How much to hold in each account? That’s a tough one. Before, I would have recommended mostly Roth accounts, but after reading some of the comments on Financial Samurai’s site and considering the effects of marginal tax rates, I’m leaning more towards traditional accounts. (Going back to our $50,000 a year earner, to pay the same 25% as the marginal tax rate, he or she would need to pull $185,000 from a traditional account; even if tax rates go up substantially, you could still spend less on taxes with a traditional account.) A mix of of two-thirds to three-quarters traditional accounts with the remainder as Roth accounts should provide plenty of tax savings now with a nice amount of tax-free income in the future to fill out my income needs without too much tax liability.

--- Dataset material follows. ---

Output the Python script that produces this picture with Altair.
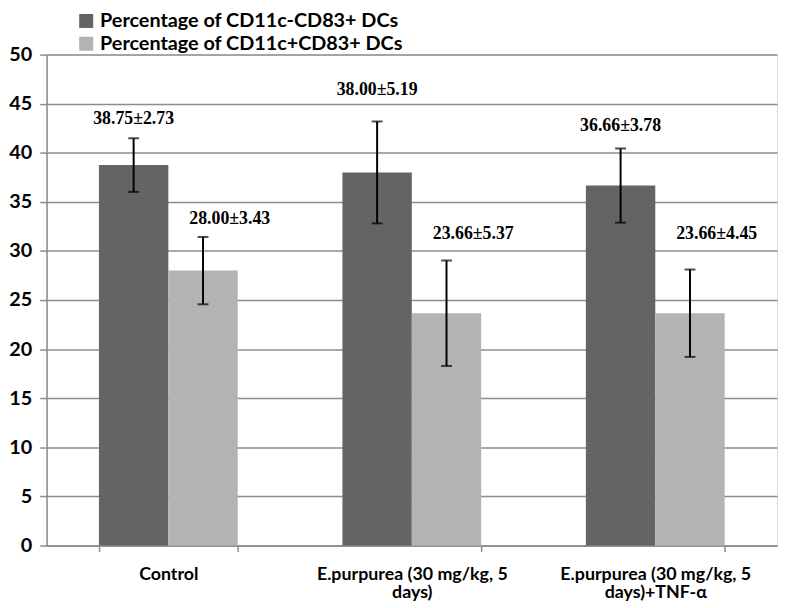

Now, as to conversions, particularly this year, given the ability of everyone to convert. If you are currently invested entirely or mainly in traditional accounts, it might be worthwhile to convert; just remember that the more you convert, the more taxable income you will have. The more taxable income you have, the higher your marginal tax rate (and overall taxes), and the less likely that future tax rates will make the conversion worthwhile. In short, don’t convert so much as to greatly boost your taxes now; you’ll be setting a high bar for tax rates to clear. Better to keep your traditional accounts than to pay out the nose for the privilege of conversion.
The most important thing to do though, is to save now, and take advantage of either type of account if possible; it’s better to use a less ideal retirement plan than delaying things to try to figure out the perfect one for your situation. You’ll definitely be better off, even if when you retire, the tax circumstances mean your (primary) type of account was not the ‘best’ one. If you’re really, really worried about your retirement savings, there’s a simple and easy way to ensure your retirement is more secure: save more money, in any type of account. The more you save, the better off you will be in the future. Good luck, and happy retirement investing!